Buying the dresser soon after I moved in had its challenges.  I had just cleared the garage of boxes only to now store this sizable piece in there.  My car would have to wait – the dresser has to live there until I can finish sanding it and painting it.  It’s also been hot as hell this summer.  106 in the shade…   The only time I’ve had to work on this piece is early weekend mornings.

Here it’s sanded– the bare wood almost ready to accept a first coat of white primer.
The dresser came missing one pull – it will need a replacement or maybe find new ones.  One of the bigger drawers was coming apart – easily fixed with a little wood glue.

But painting process has been painstaking slow.  Essentially, I’ve been painting one thin layer on a Saturday morning, one thin layer on Sunday, and using a fine sand paper grit in between.   I started with thin coats of Kilz primer as I like the way it coats and hides the areas that resisted sanding.

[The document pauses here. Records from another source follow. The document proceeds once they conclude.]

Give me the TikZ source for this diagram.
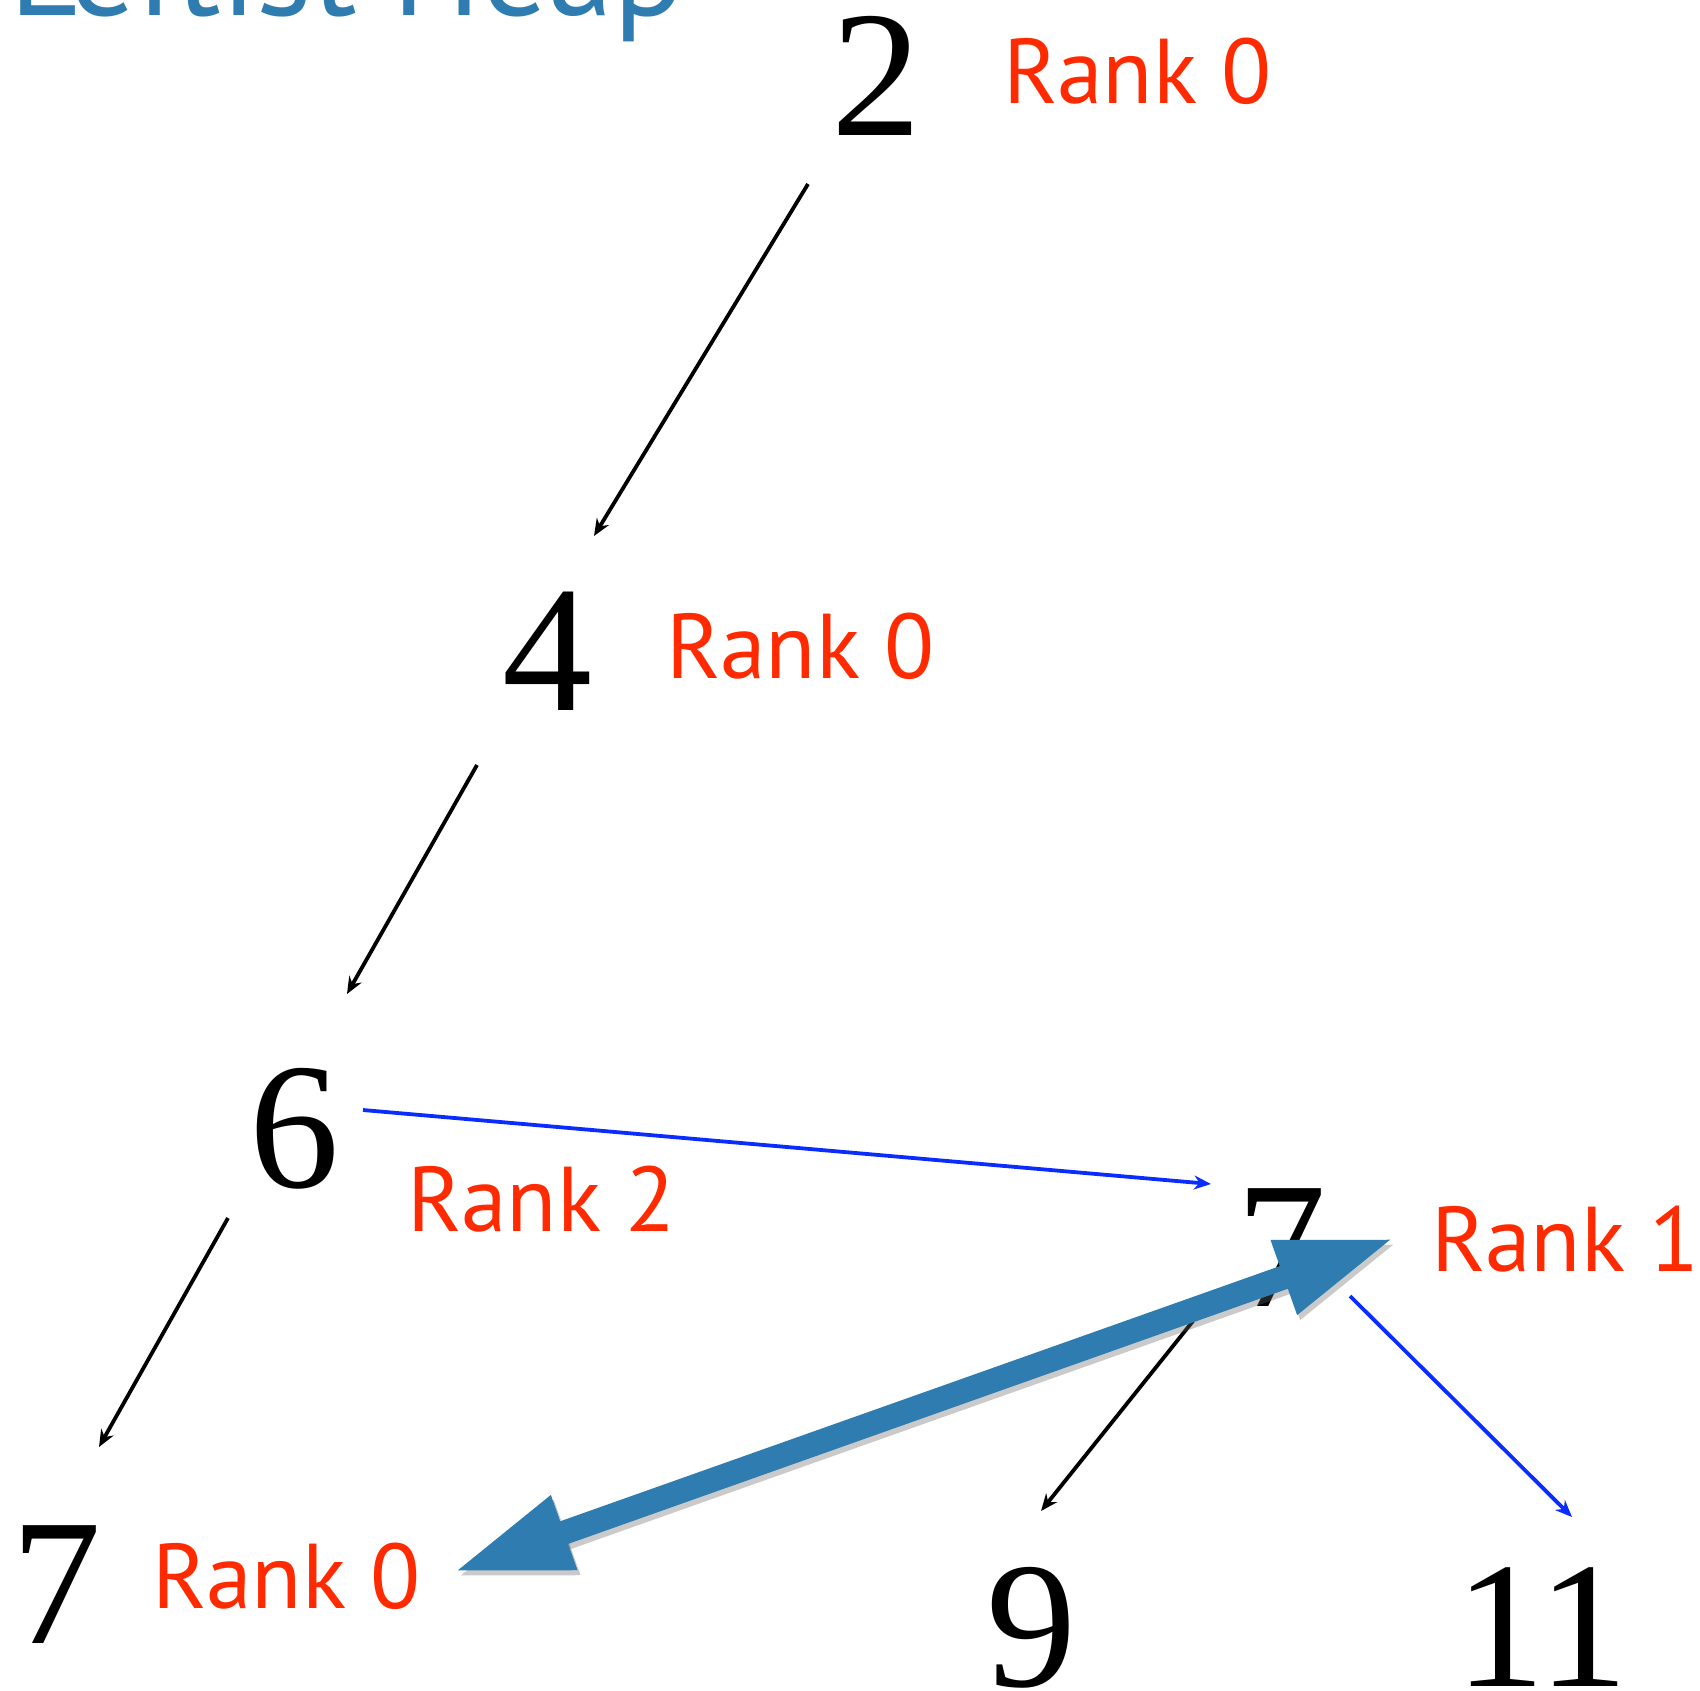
\documentclass[tikz,border=0pt]{standalone}
\usepackage{fontspec}
\usetikzlibrary{arrows.meta}
\newfontfamily\numfont{Liberation Serif}
\newfontfamily\labfont{PT Sans}
\definecolor{rankred}{HTML}{FF2A00}
\definecolor{linkblue}{HTML}{0A2CFF}
\definecolor{steel}{HTML}{2F7DB0}
\tikzset{
  num/.style={inner sep=0pt, anchor=base, font=\numfont\fontsize{180}{180}\selectfont},
  ranklab/.style={inner sep=0pt, anchor=base west, text=rankred, font=\labfont\fontsize{92}{92}\selectfont},
  blackedge/.style={draw=black, line width=3.8pt, -{Stealth[length=17pt,width=14pt]}},
  blueedge/.style={draw=linkblue, line width=3.8pt, -{Stealth[length=17pt,width=14pt]}},
  bigarrow/.style={line width=24pt, {Triangle[length=118pt,width=72pt]}-{Triangle[length=118pt,width=72pt]}}
}
\begin{document}
\begin{tikzpicture}[x=1pt,y=-1pt]
\useasboundingbox (0,0) rectangle (1700,1690);
\node[inner sep=0pt, anchor=base west, text=steel, font=\labfont\fontsize{132}{132}\selectfont] (title) at (9,15) {Leftist Heap};
% numbers
\node[num] (n2) at (876,135) {2};
\node[num] (n4) at (547,710) {4};
\node[num] (n6) at (294,1187) {6};
\node[num] (n7r) at (1281,1306) {7};
\node[num] (n7l) at (56,1643) {7};
\node[num] (n9) at (1031,1686) {9};
\node[num] (n11) at (1542,1686) {11};
% rank labels
\node[ranklab] (r2) at (1003,103) {Rank 0};
\node[ranklab] (r4) at (666,678) {Rank 0};
\node[ranklab] (r6) at (407,1231) {Rank 2};
\node[ranklab] (r7r) at (1431,1271) {Rank 1};
\node[ranklab] (r7l) at (152,1608) {Rank 0};
% connector ends
\coordinate (a2s) at (808,184); \coordinate (a2e) at (594,536);
\coordinate (a4s) at (477,765); \coordinate (a4e) at (347,994);
\coordinate (a6s) at (228,1218); \coordinate (a6e) at (99,1447);
\coordinate (b6s) at (363,1110); \coordinate (b6e) at (1211,1184);
\coordinate (a7s) at (1193,1321); \coordinate (a7e) at (1041,1511);
\coordinate (b7s) at (1350,1296); \coordinate (b7e) at (1572,1517);
\coordinate (bigL) at (453,1572); \coordinate (bigR) at (1395,1238);
\draw[blackedge] (a2s) -- (a2e);
\draw[blackedge] (a4s) -- (a4e);
\draw[blackedge] (a6s) -- (a6e);
\draw[blueedge] (b6s) -- (b6e);
\draw[blackedge] (a7s) -- (a7e);
\draw[blueedge] (b7s) -- (b7e);
% big double arrow with shadow
\draw[bigarrow, draw=black!60, fill=black!60, opacity=0.35, transform canvas={shift={(3pt,-5pt)}}] (bigL) -- (bigR);
\draw[bigarrow, draw=steel, fill=steel] (bigL) -- (bigR);
\end{tikzpicture}
\end{document}
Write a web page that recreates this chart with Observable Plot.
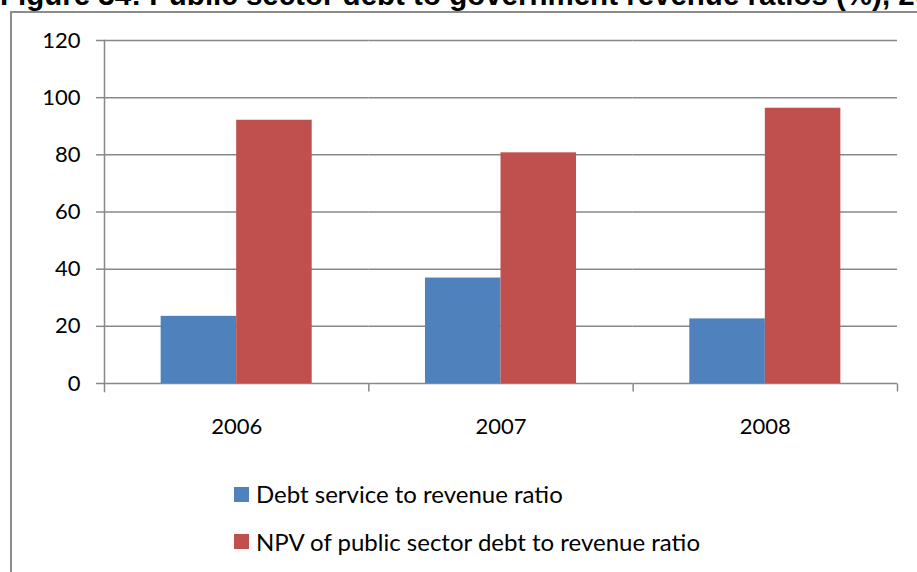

I love white furniture but felt this piece needed a little something (not “bling” not “pop” please stop using those words, they are over used, tired and need break).  Just a little hint of color and sparkle.  I’ve been using a Benjamin Moore pearlescent glaze called simplicity (pink), applying one coat at a time.  Frustrated with the heat and the lack of progress I brought the drawers inside.  They needed to be cleaned from the original sanding and dirt anyway.  I discovered that someone had used this dresser or arts and crafts or sewing storage.  I loved that there were sewing pins stuck in the cracks and flecks of crayon and paint.  A generous coat of wood wax was applied to the sides of the drawers –  protecting the unpainted part of the drawer and giving it a nice, buttery finish.  Lastly – I’ve been spraying thin coats of clear lacquer to protect it and give it a super shiny finish.  It’s almost done!